**WHAT IS BEING ASKED:**
Collect all lines containing the word "Rebuild" from the data.

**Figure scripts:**
◇ ◇ ◇ ◇ ◇
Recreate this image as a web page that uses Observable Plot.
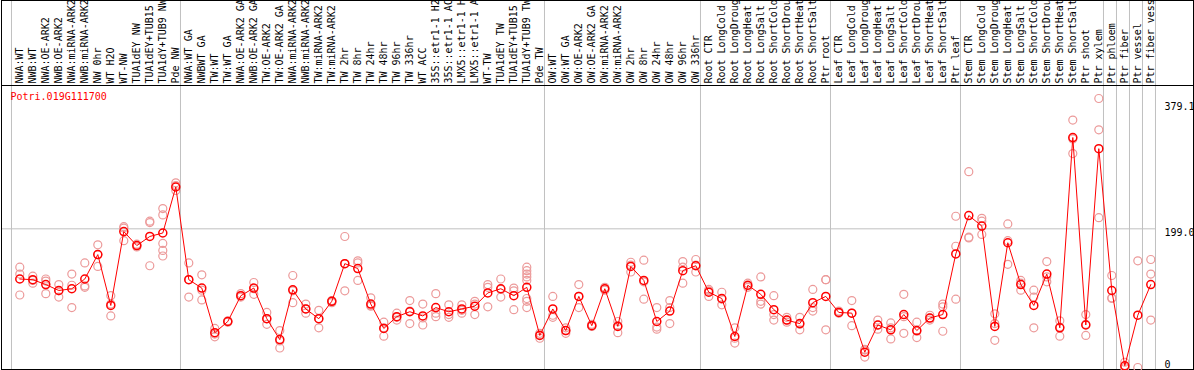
<!DOCTYPE html>
<html><head><meta charset="utf-8">
<script src="https://cdn.jsdelivr.net/npm/d3@7"></script>
<script src="https://cdn.jsdelivr.net/npm/@observablehq/plot@0.6"></script>
<style>body{margin:0;background:#fff;} svg{display:block}</style>
</head><body><div id="chart"></div>
<script>
const geneId = "Potri.019G111700";
const labels = [
"NWA:WT","NWB:WT","NWA:OE-ARK2","NWB:OE-ARK2","NWA:miRNA-ARK2","NWB:miRNA-ARK2","NW 0hr","WT H2O","WT-NW","TUA1dEY NW","TUA1dEY+TUB15","TUA1dY+TUB9 NW","Pde NW",
"NWA:WT GA","NWBWT GA","TW:WT","TW:WT GA","NWA:OE-ARK2 GA","NWB:OE-ARK2 GA","TW:OE-ARK2","TW:OE-ARK2 GA","NWA:miRNA-ARK2","NWB:miRNA-ARK2","TW:miRNA-ARK2","TW:miRNA-ARK2","TW 2hr","TW 8hr","TW 24hr","TW 48hr","TW 96hr","TW 336hr","WT ACC","35S::etr1-1 H2","35S::etr1-1 AC","LMX5::etr1-1 H","LMX5::etr1-1 A","WT-TW","TUA1dEY TW","TUA1dEY+TUB15","TUA1dY+TUB9 TW","Pde TW",
"OW:WT","OW:WT GA","OW:OE-ARK2","OW:OE-ARK2 GA","OW:miRNA-ARK2","OW:miRNA-ARK2","OW 2hr","OW 8hr","OW 24hr","OW 48hr","OW 96hr","OW 336hr",
"Root CTR","Root LongCold","Root LongDroug","Root LongHeat","Root LongSalt","Root ShortCold","Root ShortDrou","Root ShortHeat","Root ShortSalt","Ptr root",
"Leaf CTR","Leaf LongCold","Leaf LongDroug","Leaf LongHeat","Leaf LongSalt","Leaf ShortCold","Leaf ShortDrou","Leaf ShortHeat","Leaf ShortSalt","Ptr leaf",
"Stem CTR","Stem LongCold","Stem LongDroug","Stem LongHeat","Stem LongSalt","Stem ShortCold","Stem ShortDrou","Stem ShortHeat","Stem ShortSalt","Ptr shoot","Ptr xylem",
"Ptr phloem","Ptr fiber","Ptr vessel","Ptr fiber vess"
];
const means = [
127,126,119,110.5,113,127,162,89,195,175,188,193,259,
126,114,50,66,103,114,70,40,111.5,84,70,95,149,142,91,56,73,80,74,86,80,84,88,107,113,103,115,46,
84,53,102,60,113,59,145,125,66,81,139,146,
108,99,44.5,118,105,83,68,63,93,102,
79,78,22,61,54,76,53,71,76,163,
218,203,59,179,119,89,134,57,330,61,314,
110.5,2.5,75,119
];
const reps = [
[144,134,104],[131,125,121],[127,124,106],[119,110,101],[134,118,86],[150,117,115],[176,162,145],[103,91,74],[202,200,182],[177,175,173],[210,208,146],[228,219,178,168,160],[265,261,254],
[150,126,101],[133,111,97],[56,48,44],[67,66,65],[106,103,101],[122,113,105],[79,70,62],[53,38,28],[132,110,93],[91,84,78],[82,70,57],[96,95,93],[188,149,110],[153,150,125],[100,89,88],[65,57,45],[78,72,68],[96,81,63],[91,71,61],[106,78,73],[90,76,72],[90,82,78],[95,91,76],[119,115,87],[127,112,101],[114,110,83],[144,139,134,130,125,99,95,86],[49,47,42],
[102,75,72],[57,53,49],[119,102,86],[62,60,59],[115,113,111],[66,60,50],[151,147,137],[154,123,98],[86,58,55],[96,86,63],[152,144,121],[155,147,137],
[112,110,102],[108,98,90],[57,42,35],[121,117,115],[130,95,91],[103,76,68],[72,68,65],[72,62,54],[112,86,81],[126,126,54],
[81,79,78],[96,78,60],[26,25,15],[68,61,55],[64,57,41],[105,73,49],[65,52,43],[75,71,68],[91,87,52],[217,174,98],
[281,187,186],[214,210,191],[77,63,39],[206,182,148],[125,121,111],[111,101,57],[152,130,123],[67,58,45],[355,328,307],[76,62,46],[386,341,215],
[132,100,99],[7.5,0,0],[153,0],[155,134,68]
];
const groupStarts = [0,13,41,53,63,73,84,85,86,87,88];
const yTickValues = [379.1, 199.0, 0];
const yTickLabels = ["379.1","199.0","0"];

const idx = d3.range(labels.length);
const meanData = idx.map(i => ({i, v: means[i]}));
const repData = idx.flatMap(i => reps[i].map(v => ({i, v})));

const chart = Plot.plot({
  width: 1194, height: 370,
  marginTop: 85, marginBottom: 1, marginLeft: 1, marginRight: 1,
  style: {fontFamily: "'DejaVu Sans Mono', monospace", fontSize: "10px", background: "white"},
  x: {domain: [0, 87], range: [19.3, 1150.3], axis: null},
  y: {domain: [0, 379.1], range: [367, 102.8], axis: null},
  marks: [
    Plot.ruleX(groupStarts, {x: d => d - 0.64, stroke: "#c0c0c0", strokeOpacity: 1, insetTop: -85}),
    Plot.ruleY([yTickValues[1]], {stroke: "#c0c0c0", strokeOpacity: 1, insetRight: 38}),
    Plot.frame({stroke: "black", insetTop: -85}),
    Plot.frame({stroke: "black"}),
    Plot.text(idx, {x: d => d, text: d => labels[d], frameAnchor: "top", dy: -2, rotate: -90, textAnchor: "start", lineAnchor: "middle", fill: "black"}),
    Plot.text([geneId], {text: d => d, frameAnchor: "top-left", dx: 9, dy: 11, fill: "red", textAnchor: "start", lineAnchor: "middle"}),
    Plot.text([0, 1], {y: i => yTickValues[i], text: i => yTickLabels[i], frameAnchor: "right", dx: -29, textAnchor: "start", lineAnchor: "top", fill: "black"}),
    Plot.text([2], {y: i => yTickValues[i], text: i => yTickLabels[i], frameAnchor: "right", dx: -29, textAnchor: "start", lineAnchor: "bottom", fill: "black"}),
    Plot.dot(repData, {x: "i", y: "v", r: 4, stroke: "#ec9a9a", strokeWidth: 1.2}),
    Plot.line(meanData, {x: "i", y: "v", stroke: "red", strokeWidth: 1}),
    Plot.dot(meanData, {x: "i", y: "v", r: 4, stroke: "red", strokeWidth: 1.5})
  ]
});
document.getElementById("chart").appendChild(chart);
</script>
</body></html>
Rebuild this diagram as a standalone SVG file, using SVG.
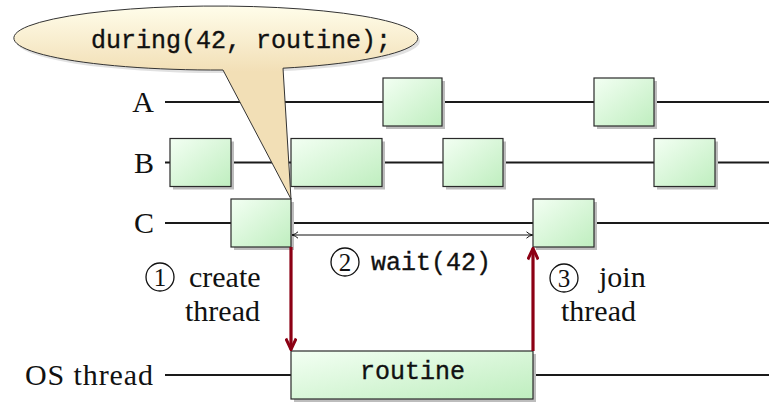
<svg xmlns="http://www.w3.org/2000/svg" width="769" height="403" viewBox="0 0 769 403">
  <style>
    .lane { stroke: #1a1a1a; stroke-width: 2; fill: none; }
    .box { fill: url(#boxFill); stroke: #2a2a2a; stroke-width: 1.2; }
    .shadow { fill: #bdbdbd; }
    .serif { font-family: "Liberation Serif", "DejaVu Serif", serif; font-size: 30px; fill: #111; }
    .digit { font-family: "Liberation Serif", "DejaVu Serif", serif; font-size: 25px; fill: #111; text-anchor: middle; }
    .mono { font-family: "Liberation Mono", "DejaVu Sans Mono", monospace; font-size: 25px; fill: #111; stroke: #111; stroke-width: 0.35; }
    .ring { fill: none; stroke: #111; stroke-width: 1.3; }
    .sync { stroke: #8c0014; stroke-width: 3.2; fill: none; }
    .span { stroke: #111; stroke-width: 1; fill: none; }
  </style>
  <defs>
    <linearGradient id="boxFill" x1="0" y1="0" x2="1" y2="1">
      <stop offset="0" stop-color="#f3fff3"/>
      <stop offset="1" stop-color="#bfeebf"/>
    </linearGradient>
    <linearGradient id="calloutFill" gradientUnits="userSpaceOnUse" x1="0" y1="6" x2="0" y2="72">
      <stop offset="0" stop-color="#fffdea"/>
      <stop offset="1" stop-color="#f2dfb6"/>
    </linearGradient>
    <marker id="redHead" viewBox="0 0 14 12" refX="12.5" refY="6" markerWidth="14" markerHeight="12" markerUnits="userSpaceOnUse" orient="auto">
      <path d="M1.5 0.8 L12.5 6 L1.5 11.2" fill="none" stroke="#8c0014" stroke-width="3"/>
    </marker>
    <marker id="thinHead" viewBox="0 0 8 8" refX="7.5" refY="4" markerWidth="8" markerHeight="8" markerUnits="userSpaceOnUse" orient="auto-start-reverse">
      <path d="M1.5 0.8 Q4 3.2 7.5 4 Q4 4.8 1.5 7.2" fill="none" stroke="#111" stroke-width="1"/>
    </marker>
  </defs>

  <!-- timelines -->
  <g id="lanes">
    <line class="lane" x1="165" y1="102" x2="769" y2="102"/>
    <line class="lane" x1="165" y1="162.5" x2="769" y2="162.5"/>
    <line class="lane" x1="165" y1="223" x2="769" y2="223"/>
    <line class="lane" x1="165" y1="375" x2="769" y2="375"/>
  </g>

  <!-- lane labels -->
  <g id="label-A"><text class="serif" x="154" y="112" text-anchor="end">A</text></g>
  <g id="label-B"><text class="serif" x="154" y="172.5" text-anchor="end">B</text></g>
  <g id="label-C"><text class="serif" x="154" y="233" text-anchor="end">C</text></g>
  <g id="label-os"><text class="serif" x="25" y="385" textLength="128">OS thread</text></g>

  <!-- coroutine slices on A -->
  <g id="a1"><rect class="shadow" x="386" y="81" width="59" height="48"/><rect class="box" x="383" y="78" width="59" height="48"/></g>
  <g id="a2"><rect class="shadow" x="597" y="81" width="60" height="48"/><rect class="box" x="594" y="78" width="60" height="48"/></g>

  <!-- coroutine slices on B -->
  <g id="b1"><rect class="shadow" x="173" y="141.5" width="61" height="48"/><rect class="box" x="170" y="138.5" width="61" height="48"/></g>
  <g id="b2"><rect class="shadow" x="294" y="141.5" width="91" height="48"/><rect class="box" x="291" y="138.5" width="91" height="48"/></g>
  <g id="b3"><rect class="shadow" x="446" y="141.5" width="60" height="48"/><rect class="box" x="443" y="138.5" width="60" height="48"/></g>
  <g id="b4"><rect class="shadow" x="657" y="141.5" width="61" height="48"/><rect class="box" x="654" y="138.5" width="61" height="48"/></g>

  <!-- coroutine slices on C -->
  <g id="c1"><rect class="shadow" x="234" y="202" width="60" height="48"/><rect class="box" x="231" y="199" width="60" height="48"/></g>
  <g id="c2"><rect class="shadow" x="536" y="202" width="61" height="48"/><rect class="box" x="533" y="199" width="61" height="48"/></g>

  <!-- OS thread running the routine -->
  <g id="routine">
    <rect class="shadow" x="294" y="354" width="242" height="48"/>
    <rect class="box" x="291" y="351" width="242" height="48"/>
    <text class="mono" x="360" y="379">routine</text>
  </g>

  <!-- speech bubble with the call -->
  <g id="callout">
    <ellipse cx="218" cy="41" rx="202" ry="32" fill="#9a9a9a" opacity="0.3"/>
    <path d="M283 68.2 L291 199 L223 70 A202 32 0 1 1 283 68.2 Z" fill="url(#calloutFill)" stroke="#333" stroke-width="1"/>
    <text class="mono" x="91" y="48">during(42, routine);</text>
  </g>

  <!-- connectors -->
  <g id="connectors">
    <line class="sync" x1="291" y1="247" x2="291" y2="349.5" marker-end="url(#redHead)"/>
    <line class="sync" x1="533" y1="351" x2="533" y2="248.5" marker-end="url(#redHead)"/>
    <line class="span" x1="292" y1="235" x2="532.5" y2="235" marker-start="url(#thinHead)" marker-end="url(#thinHead)"/>
  </g>

  <!-- step annotations -->
  <g id="step1">
    <circle class="ring" cx="160" cy="277" r="14"/>
    <text class="digit" x="160" y="286">1</text>
    <text class="serif" x="189" y="287">create</text>
    <text class="serif" x="185" y="321">thread</text>
  </g>
  <g id="step2">
    <circle class="ring" cx="345" cy="262" r="14"/>
    <text class="digit" x="345" y="271">2</text>
    <text class="mono" x="371" y="270">wait(42)</text>
  </g>
  <g id="step3">
    <circle class="ring" cx="564" cy="278" r="14"/>
    <text class="digit" x="564" y="287">3</text>
    <text class="serif" x="599" y="287">join</text>
    <text class="serif" x="561" y="321">thread</text>
  </g>
</svg>
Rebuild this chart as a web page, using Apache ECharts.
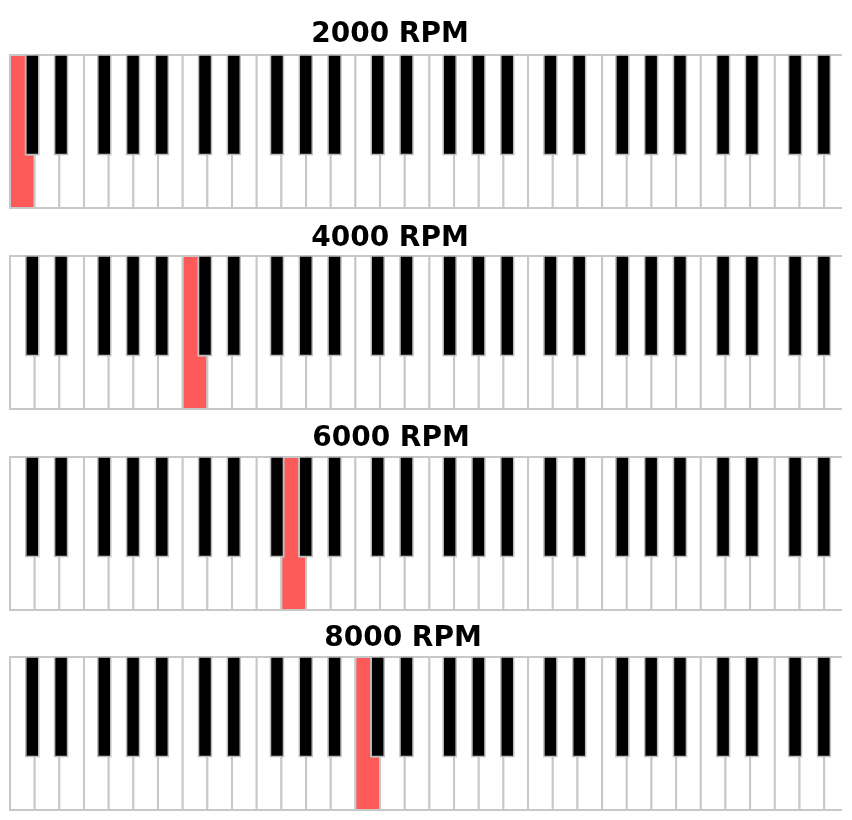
<!DOCTYPE html>
<html><head><meta charset="utf-8">
<script src="https://cdn.jsdelivr.net/npm/echarts@6/dist/echarts.min.js"></script>
<style>html,body{margin:0;padding:0;background:#fff}#c{width:852px;height:820px}</style>
</head><body><div id="c"></div>
<script>
// ---- data ----
const titles = ['2000 RPM', '4000 RPM', '6000 RPM', '8000 RPM'];
const pressedKey = [0, 7, 11, 14];            // index of pressed white key (C, C, G, C)
const whiteNotes = ['C', 'D', 'E', 'F', 'G', 'A', 'B'];
const blackSemitones = [1, 3, 6, 8, 10];      // C#, D#, F#, G#, A# within an octave
const whiteKeyCount = 34;
const octaveCount = 5;

// ---- layout ----
const X_MAX = 57.81;                           // semitone units visible
const gridTops = [55, 256, 457, 657];
const gridHeight = 153;
const titleX = [390, 390, 391, 403];
const titleY = [35, 239, 439, 639];
const blackBottom = 0.35;

const whiteKeys = [];
for (let k = 0; k < whiteKeyCount; k++) whiteKeys.push([k * 12 / 7, (k + 1) * 12 / 7]);
const blackKeys = [];
for (let o = 0; o < octaveCount; o++) {
  blackSemitones.forEach(s => {
    const x0 = 12 * o + s + 0.1;
    if (x0 < X_MAX) blackKeys.push([x0, x0 + 0.9]);
  });
}

function renderWhite(params, api) {
  const rawX1 = api.value(1);
  const x0 = api.value(0), x1 = Math.min(rawX1, X_MAX), pressed = api.value(2);
  const a = api.coord([x0, 0]), b = api.coord([x1, 1]);
  if (!pressed) {
    if (rawX1 > X_MAX) {
      return { type: 'group', children: [
        { type: 'rect', shape: { x: a[0], y: b[1], width: b[0] - a[0], height: a[1] - b[1] },
          style: { fill: '#ffffff' } },
        { type: 'polyline', shape: { points: [[b[0], b[1]], [a[0], b[1]], [a[0], a[1]], [b[0], a[1]]] },
          style: { fill: null, stroke: '#c8c8c8', lineWidth: 2 } }
      ] };
    }
    return { type: 'rect', shape: { x: a[0], y: b[1], width: b[0] - a[0], height: a[1] - b[1] },
      style: { fill: '#ffffff', stroke: '#c8c8c8', lineWidth: 2 } };
  }
  let xl = x0, xr = x1;
  const mid = (x0 + x1) / 2;
  blackKeys.forEach(bk => {
    if (bk[1] > x0 && bk[0] < x1) {
      if ((bk[0] + bk[1]) / 2 < mid) xl = Math.max(xl, bk[1]); else xr = Math.min(xr, bk[0]);
    }
  });
  const pts = [[xl, 1], [xr, 1], [xr, blackBottom], [x1, blackBottom], [x1, 0], [x0, 0], [x0, blackBottom], [xl, blackBottom]]
    .map(p => api.coord(p));
  return { type: 'polygon', shape: { points: pts },
    style: { fill: '#ff5a5a', stroke: '#c8c8c8', lineWidth: 2 } };
}

function renderBlack(params, api) {
  const a = api.coord([api.value(0), blackBottom]), b = api.coord([api.value(1), 1]);
  return { type: 'rect', shape: { x: a[0], y: b[1], width: b[0] - a[0], height: a[1] - b[1] },
    style: { fill: '#000000', stroke: '#bdbdbd', lineWidth: 1.5 } };
}

const grids = [], xAxes = [], yAxes = [], series = [], graphics = [];
titles.forEach((t, i) => {
  grids.push({ left: 10, width: 832, top: gridTops[i], height: gridHeight });
  xAxes.push({ gridIndex: i, type: 'value', min: 0, max: X_MAX, show: false });
  yAxes.push({ gridIndex: i, type: 'value', min: 0, max: 1, show: false });
  series.push({
    type: 'custom', xAxisIndex: i, yAxisIndex: i, renderItem: renderWhite,
    encode: { x: [0, 1] },
    data: whiteKeys.map((w, k) => [w[0], w[1], k === pressedKey[i] ? 1 : 0])
  });
  series.push({
    type: 'custom', xAxisIndex: i, yAxisIndex: i, renderItem: renderBlack,
    encode: { x: [0, 1] }, z: 3,
    data: blackKeys.map(b => [b[0], b[1]])
  });
  graphics.push({
    type: 'text', x: titleX[i], y: titleY[i],
    style: { text: t, fontSize: 28, fontWeight: 'bold', fontFamily: '"DejaVu Sans"',
      fill: '#000', textAlign: 'center', textVerticalAlign: 'middle' }
  });
});

const chart = echarts.init(document.getElementById('c'));
chart.setOption({
  animation: false,
  backgroundColor: '#ffffff',
  grid: grids, xAxis: xAxes, yAxis: yAxes, series: series, graphic: graphics
});
</script>
</body></html>
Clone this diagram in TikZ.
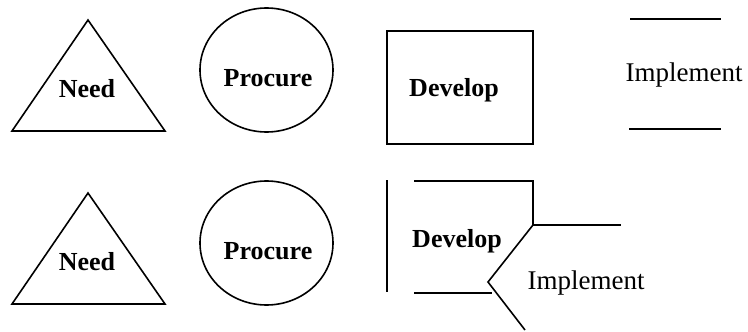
\documentclass[tikz,border=0pt]{standalone}
\usepackage{fontspec}
\setmainfont{Liberation Serif}
\usepackage{tikz}
\usetikzlibrary{shapes,calc}

\begin{document}
\begin{tikzpicture}[x=1pt,y=-1pt]
\tikzset{
	shape line/.style = {draw, line width = 1.6pt},
	thick line/.style = {draw, line width = 2.4pt},
	bold label/.style = {font = \fontsize{26}{30}\selectfont\bfseries, inner sep = 0},
	plain label/.style = {font = \fontsize{27}{31}\selectfont, inner sep = 0},
	oval node/.style = {ellipse, shape line, minimum width = 133, minimum height = 124, inner sep = 0},
}
\useasboundingbox (0,0) rectangle (748,332);

% need and procure, both rows
\foreach \row in {0,1}{
	\pgfmathsetmacro{\dy}{173*\row}
	\coordinate (apex-\row) at (88,20+\dy);
	\coordinate (left-\row) at (12,131+\dy);
	\coordinate (right-\row) at (165,131+\dy);
	\draw[shape line, line join = miter] (apex-\row) -- (right-\row) -- (left-\row) -- cycle;
	\node[bold label] (need-\row) at (87,89+\dy) {Need};
	\node[oval node] (proc-\row) at (266.5,70+\dy) {};
	\node[bold label] (proclbl-\row) at (268,78+\dy) {Procure};
}

% develop and implement, apart
\node[shape line, minimum width = 146, minimum height = 113, inner sep = 0] (dev) at (460,87.5) {};
\node[bold label] (devlbl) at (454,90) {Develop};
\coordinate (imp-a) at (630,19);
\coordinate (imp-b) at (721,19);
\coordinate (imp-c) at (629,129);
\coordinate (imp-d) at (721,129);
\draw[shape line] (imp-a) -- (imp-b);
\draw[thick line] (imp-c) -- (imp-d);
\node[plain label] (implbl) at (684,75) {Implement};

% develop and implement, joined
\coordinate (bar-t) at (387,180);
\coordinate (bar-b) at (387,292);
\coordinate (top-l) at (414,181);
\coordinate (top-r) at (533,181);
\coordinate (joint) at (533,225);
\coordinate (arm) at (621,225);
\coordinate (notch) at (488,282);
\coordinate (tail) at (525,330);
\coordinate (bot-l) at (414,293);
\coordinate (bot-r) at (492,293);
\draw[thick line] (bar-t) -- (bar-b);
\draw[shape line] (top-l) -- (top-r) -- (joint) -- (arm);
\draw[shape line] (joint) -- (notch) -- (tail);
\draw[shape line] (bot-l) -- (bot-r);
\node[bold label] (devlbl2) at (457,241) {Develop};
\node[plain label] (implbl2) at (586,283) {Implement};

\end{tikzpicture}
\end{document}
◇ ◇ ◇ ◇ ◇
**EXPECTED OUTPUT:**
Rebuild this diagram as a standalone SVG file, using SVG.
Rebuild this chart as a web page, using Apache ECharts.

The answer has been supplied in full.